Work out how many lines in the listing below include the word "React"; answer with the number alone.

**Stored data:**
::::

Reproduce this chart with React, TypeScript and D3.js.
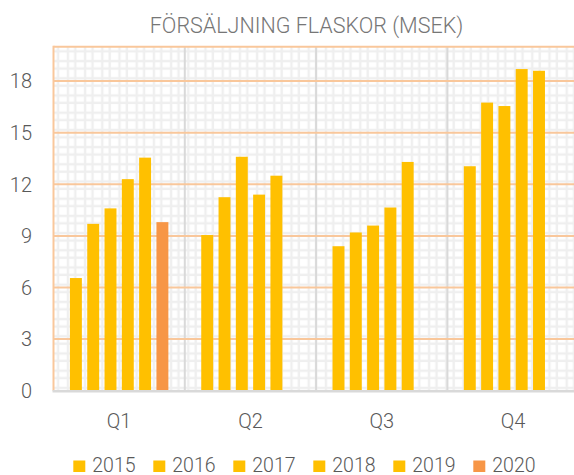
import React from "react";
import * as d3 from "d3";

const quarters = ["Q1", "Q2", "Q3", "Q4"];
const years = ["2015", "2016", "2017", "2018", "2019", "2020"];
const v2015 = [6.55, 9.05, 8.4, 13.05];
const v2016 = [9.7, 11.25, 9.2, 16.75];
const v2017 = [10.6, 13.6, 9.6, 16.55];
const v2018 = [12.3, 11.4, 10.65, 18.7];
const v2019 = [13.55, 12.5, 13.3, 18.6];
const v2020: (number | null)[] = [9.8, null, null, null];
const series = [v2015, v2016, v2017, v2018, v2019, v2020];
const colors = ["#FFC000", "#FFC000", "#FFC000", "#FFC000", "#FFC000", "#F79646"];
const yTicks = [0, 3, 6, 9, 12, 15, 18];
const title = "FÖRSÄLJNING FLASKOR (MSEK)";

const W = 574;
const H = 475;
const left = 53.5;
const right = 578.7;
const top = 46.7;
const bottom = 390.7;

export default function App() {
  const x = d3.scaleBand<string>().domain(quarters).range([left, right]).paddingInner(0).paddingOuter(0);
  const xi = d3.scaleBand<string>().domain(years).range([0, x.bandwidth()]).paddingInner(0.31).paddingOuter(0.95);
  const y = d3.scaleLinear().domain([0, 20]).range([bottom, top]);
  const font = "Roboto, 'Noto Sans', sans-serif";
  const legendX = d3.scalePoint<string>().domain(years).range([73.3, 473.3]);

  return (
    <svg width={W} height={H} style={{ position: "absolute", left: 0, top: 0 }} fontFamily={font} fontWeight={300}>
      <defs>
        <pattern id="mg" x={left} y={top} width={17.2} height={17.2} patternUnits="userSpaceOnUse">
          <rect x={3.4} y={0} width={2.4} height={17.2} fill="#efefef" />
          <rect x={13.2} y={0} width={2.4} height={17.2} fill="#efefef" />
          <rect x={0} y={3.4} width={17.2} height={2.4} fill="#efefef" />
          <rect x={0} y={13.2} width={17.2} height={2.4} fill="#efefef" />
        </pattern>
      </defs>
      <rect width={W} height={H} fill="#fff" />
      <text x={306.5} y={33} textAnchor="middle" fontSize={21.5} fill="#767676">{title}</text>
      <rect x={left} y={top} width={right - left} height={bottom - top} fill="url(#mg)" />
      {quarters.slice(1).map((q) => (
        <line key={q} x1={x(q)!} x2={x(q)!} y1={top} y2={bottom} stroke="#d9d9d9" strokeWidth={2} />
      ))}
      {yTicks.filter((t) => t > 0).concat([20]).map((t) => (
        <line key={t} x1={left} x2={right} y1={y(t)} y2={y(t)} stroke="#F9C79B" strokeWidth={2} />
      ))}
      <line x1={left} x2={left} y1={top - 1} y2={bottom} stroke="#F9C79B" strokeWidth={2} />
      {series.map((s, si) =>
        s.map((v, qi) =>
          v == null ? null : (
            <rect
              key={`${si}-${qi}`}
              x={x(quarters[qi])! + xi(years[si])!}
              y={y(v)}
              width={xi.bandwidth()}
              height={bottom - y(v)}
              fill={colors[si]}
            />
          )
        )
      )}
      <line x1={left - 1} x2={right} y1={bottom + 0.5} y2={bottom + 0.5} stroke="#d9d9d9" strokeWidth={2.5} />
      {yTicks.map((t) => (
        <text key={t} x={32} y={y(t)} dy="0.36em" textAnchor="end" fontSize={20} fill="#595959">{t}</text>
      ))}
      {quarters.map((q) => (
        <text key={q} x={x(q)! + x.bandwidth() / 2} y={427.5} textAnchor="middle" fontSize={20} fill="#595959">{q}</text>
      ))}
      {years.map((yr, i) => (
        <g key={yr} transform={`translate(${legendX(yr)},0)`}>
          <rect x={0} y={460.5} width={12} height={11.5} fill={colors[i]} />
          <text x={19} y={471.5} fontSize={19.5} fill="#595959">{yr}</text>
        </g>
      ))}
    </svg>
  );
}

::::

**Output of the task:** 2